Today, little of that ambivalence remains. In 2008, the Democratic platform called undocumented immigrants “our neighbors.” But it also warned, “We cannot continue to allow people to enter the United States undetected, undocumented, and unchecked,” adding that “those who enter our country’s borders illegally, and those who employ them, disrespect the rule of the law.” By 2016, such language was gone. The party’s platform described America’s immigration system as a problem, but not illegal immigration itself. And it focused almost entirely on the forms of immigration enforcement that Democrats opposed. In its immigration section, the 2008 platform referred three times to people entering the country “illegally.” The immigration section of the 2016 platform didn’t use the word illegal, or any variation of it, at all.

“A decade or two ago,” says Jason Furman, a former chairman of President Obama’s Council of Economic Advisers, “Democrats were divided on immigration. Now everyone agrees and is passionate and thinks very little about any potential downsides.” How did this come to be?

[….]

A larger explanation is political. Between 2008 and 2016, Democrats became more and more confident that the country’s growing Latino population gave the party an electoral edge. To win the presidency, Democrats convinced themselves, they didn’t need to reassure white people skeptical of immigration so long as they turned out their Latino base. “The fastest-growing sector of the American electorate stampeded toward the Democrats this November,” Salon declared after Obama’s 2008 win. “If that pattern continues, the GOP is doomed to 40 years of wandering in a desert.”

[….]

Alongside pressure from pro-immigrant activists came pressure from corporate America, especially the Democrat-aligned tech industry, which uses the H-1B visa program to import workers. In 2010, New York Mayor Michael Bloomberg, along with the CEOs of companies including Hewlett-Packard, Boeing, Disney, and News Corporation, formed New American Economy to advocate for business-friendly immigration policies. Three years later, Mark Zuckerberg and Bill Gates helped found FWD.us to promote a similar agenda.

This combination of Latino and corporate activism made it perilous for Democrats to discuss immigration’s costs, as Bernie Sanders learned the hard way. In July 2015, two months after officially announcing his candidacy for president, Sanders was interviewed by Ezra Klein, the editor in chief of Vox. Klein asked whether, in order to fight global poverty, the U.S. should consider “sharply raising the level of immigration we permit, even up to a level of open borders.” Sanders reacted with horror. “That’s a Koch brothers proposal,” he scoffed. He went on to insist that “right-wing people in this country would love … an open-border policy. Bring in all kinds of people, work for $2 or $3 an hour, that would be great for them. I don’t believe in that. I think we have to raise wages in this country.”

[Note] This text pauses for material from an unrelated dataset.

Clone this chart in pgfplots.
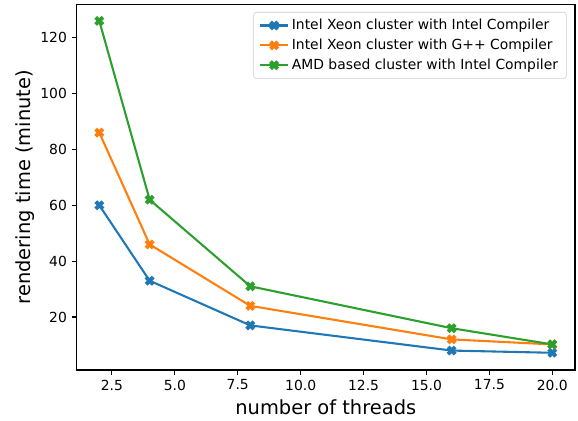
\documentclass[border=0pt]{standalone}
\usepackage{fontspec}
\setmainfont{DejaVu Sans}
\usepackage{pgfplots}
\pgfplotsset{compat=1.18}

\definecolor{mplblue}{HTML}{1F77B4}
\definecolor{mplorange}{HTML}{FF7F0E}
\definecolor{mplgreen}{HTML}{2CA02C}

% filled X marker, like matplotlib's 'X'
\pgfdeclareplotmark{Xfilled}{%
  \pgftransformrotate{45}%
  \pgfpathmoveto{\pgfpoint{0.37\pgfplotmarksize}{1.2\pgfplotmarksize}}%
  \pgfpathlineto{\pgfpoint{-0.37\pgfplotmarksize}{1.2\pgfplotmarksize}}%
  \pgfpathlineto{\pgfpoint{-0.37\pgfplotmarksize}{0.37\pgfplotmarksize}}%
  \pgfpathlineto{\pgfpoint{-1.2\pgfplotmarksize}{0.37\pgfplotmarksize}}%
  \pgfpathlineto{\pgfpoint{-1.2\pgfplotmarksize}{-0.37\pgfplotmarksize}}%
  \pgfpathlineto{\pgfpoint{-0.37\pgfplotmarksize}{-0.37\pgfplotmarksize}}%
  \pgfpathlineto{\pgfpoint{-0.37\pgfplotmarksize}{-1.2\pgfplotmarksize}}%
  \pgfpathlineto{\pgfpoint{0.37\pgfplotmarksize}{-1.2\pgfplotmarksize}}%
  \pgfpathlineto{\pgfpoint{0.37\pgfplotmarksize}{-0.37\pgfplotmarksize}}%
  \pgfpathlineto{\pgfpoint{1.2\pgfplotmarksize}{-0.37\pgfplotmarksize}}%
  \pgfpathlineto{\pgfpoint{1.2\pgfplotmarksize}{0.37\pgfplotmarksize}}%
  \pgfpathlineto{\pgfpoint{0.37\pgfplotmarksize}{0.37\pgfplotmarksize}}%
  \pgfpathclose
  \pgfusepathqfillstroke
}

\begin{document}
\begin{tikzpicture}
\begin{axis}[
  name=main,
  scale only axis,
  width=358.8pt, height=263.3pt,
  xmin=1.1, xmax=20.9, ymin=1.05, ymax=131.95,
  xtick={2.5,5,7.5,10,12.5,15,17.5,20},
  ytick={20,40,60,80,100,120},
  xticklabel style={/pgf/number format/.cd,fixed,fixed zerofill,precision=1},
  /pgf/number format/assume math mode=true,
  tick label style={font=\fontsize{10}{12}\selectfont},
  label style={font=\fontsize{14}{16}\selectfont},
  xlabel={number of threads},
  ylabel={rendering time (minute)},
  ylabel style={yshift=-3pt},
  tick align=outside, major tick length=3.5pt,
  xtick pos=bottom, ytick pos=left,
  axis line style={line width=0.8pt},
  every tick/.style={black, line width=0.8pt},
  legend style={at={(1,1)}, anchor=north east, xshift=-6pt, yshift=-5.5pt,
    draw=black!20, rounded corners=2pt, font=\fontsize{10}{12}\selectfont,
    cells={anchor=west}, row sep=1.2pt, inner xsep=4pt, inner ysep=3pt},
  legend image code/.code={\draw[mark repeat=2,mark phase=2] plot coordinates {(0pt,0pt) (10pt,0pt) (20pt,0pt)};},
  every axis plot/.append style={line width=1.5pt, mark=Xfilled, mark size=2.7pt, mark options={line width=0.8pt}},
]
\addplot[mplblue] coordinates {(2,60) (4,33) (8,17) (16,8) (20,7.2)};
\addlegendentry{Intel Xeon cluster with Intel Compiler}
\addplot[mplorange] coordinates {(2,86) (4,46) (8,24) (16,12) (20,10.2)};
\addlegendentry{Intel Xeon cluster with G++ Compiler}
\addplot[mplgreen] coordinates {(2,126) (4,62) (8,31) (16,16) (20,10.2)};
\addlegendentry{AMD based cluster with Intel Compiler}
\end{axis}
\path ([shift={(-55.2pt,-36.7pt)}]main.south west) rectangle ([shift={(2.2pt,3.1pt)}]main.north east);
\end{tikzpicture}
\end{document}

Sanders came under immediate attack. Vox’s Dylan Matthews declared that his “fear of immigrant labor is ugly—and wrongheaded.” The president of FWD.us accused Sanders of “the sort of backward-looking thinking that progressives have rightly moved away from in the past years.” ThinkProgress published a blog post titled “Why Immigration Is the Hole in Bernie Sanders’ Progressive Agenda.” The senator, it argued, was supporting “the idea that immigrants coming to the U.S. are taking jobs and hurting the economy, a theory that has been proven incorrect.”

Sanders stopped emphasizing immigration’s costs. By January 2016, FWD.us’s policy director noted with satisfaction that he had “evolved on this issue.”

But has the claim that “immigrants coming to the U.S. are taking jobs” actually been proved “incorrect”? A decade ago, liberals weren’t so sure. In 2006, Krugman wrote that America was experiencing “large increases in the number of low-skill workers relative to other inputs into production, so it’s inevitable that this means a fall in wages.”

It’s hard to imagine a prominent liberal columnist writing that sentence today. To the contrary, progressive commentators now routinely claim that there’s a near-consensus among economists on immigration’s benefits.